Naturally there’s still a vital role for the “fliers” of the medium: banners, Invideo ads, homepage takeovers and other forms of interruption advertising. They’re easy, scalable and get us lots of attention quickly. No video creator can reach 30 million people instantly. But the “buddy system” is also important (and yes I just coined that term, thank you). The online-video stars of YouTube have a “buddy-like” relationship with an audience who are influencing others.

Why are the online-video dollars (growing at 40% this year) still pouring mostly into old forms of promotion wrapped around a new medium? To me, it’s almost like seeing a 60-second television spot that’s a video recording of a print ad.

Uncle Nalts has an answer…The Digital-Marketing Mix is still driven by legacy media-advertising buyers who are cozy with CPM advertising. They know what they should spend, and how much it changes awareness (and maybe intent or purchase). They’re not yet familiar with the unique promotional properties of this online-video medium. The lower the CPM the better the deal. The lower the CPM the better the deal. The lower the CPM the better the deal.

George S., who runs the YouTube Partner program, adds below (see comments): “These decisions are typically made at the agency level, not by YouTube, and they will evolve as social media matures.” He’s right- YouTube can influence how advertisers leverage the medium, but ultimately require agencies to recognize the synergy with media and entertaining videos.

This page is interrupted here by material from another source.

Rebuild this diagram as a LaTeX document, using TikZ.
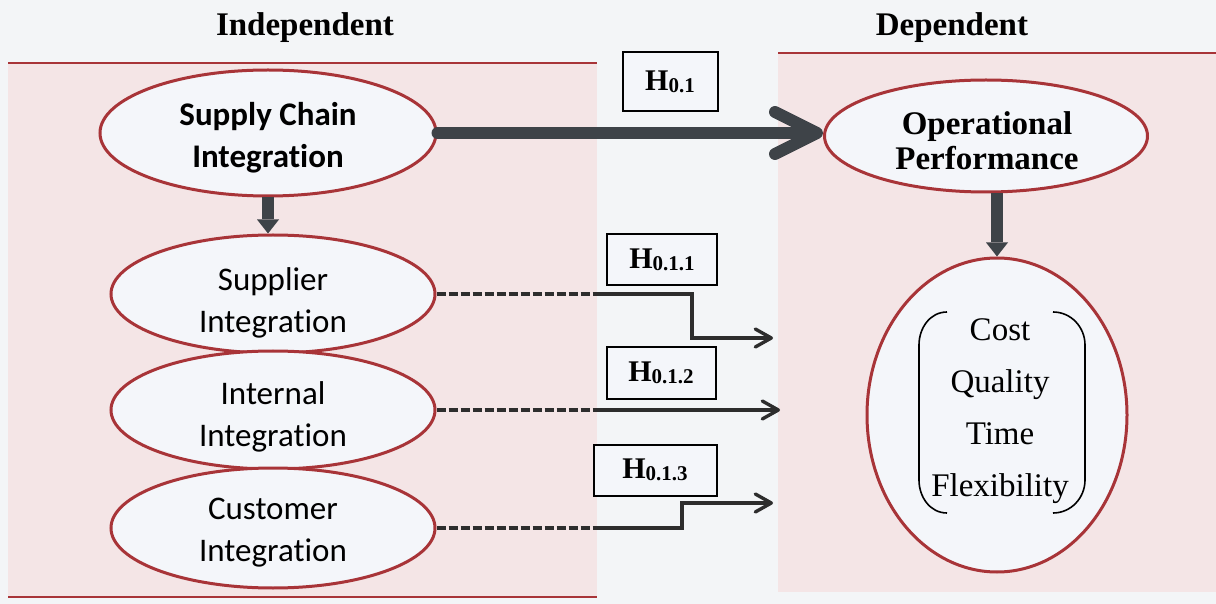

These big programs, initiated by well-meaning media buyers, fail to leverage more cost-effective and higher-impact options. Imagine dozens of known YouTube “stars” (popular characters, personality troupes, comedy troupes, and individual web shows) posting videos about the film in the week prior to its release. It would be fun to see unique creepy spoofs ala the Dr. Slasher video I did (not paid) for MySpace Dr. Slasher. The cost would be nominal relative to the media buy. And we’d see comments, replies, discussions and buzz… Of course we’d need pre-post or test-control research that proves the obvious… a “shout out” by Michael Buckley, para example, is worth more than dozens of ad impressions.

Please not, Uncle Nalts is not saying homepage takeovers are dead because those 30 million YouTube homepage visitors get us vital reach, and Buckley and his fellow creators are reaching only a fraction of YouTube’s daily audience. But the regular YouTube audience (who watch 10 plus videos, and are subscribed to some of the more popular stars) are arguably the ‘trend setters’ that are at the center of a marketer’s bullseye. So if a promotion gets them jazzed, there’s an important and often overlooked spillover.

More importantly, the combination of the homepage — driving people to engaging amateur videos by known personalities — is going to make that “Cross-Talk” work a lot harder.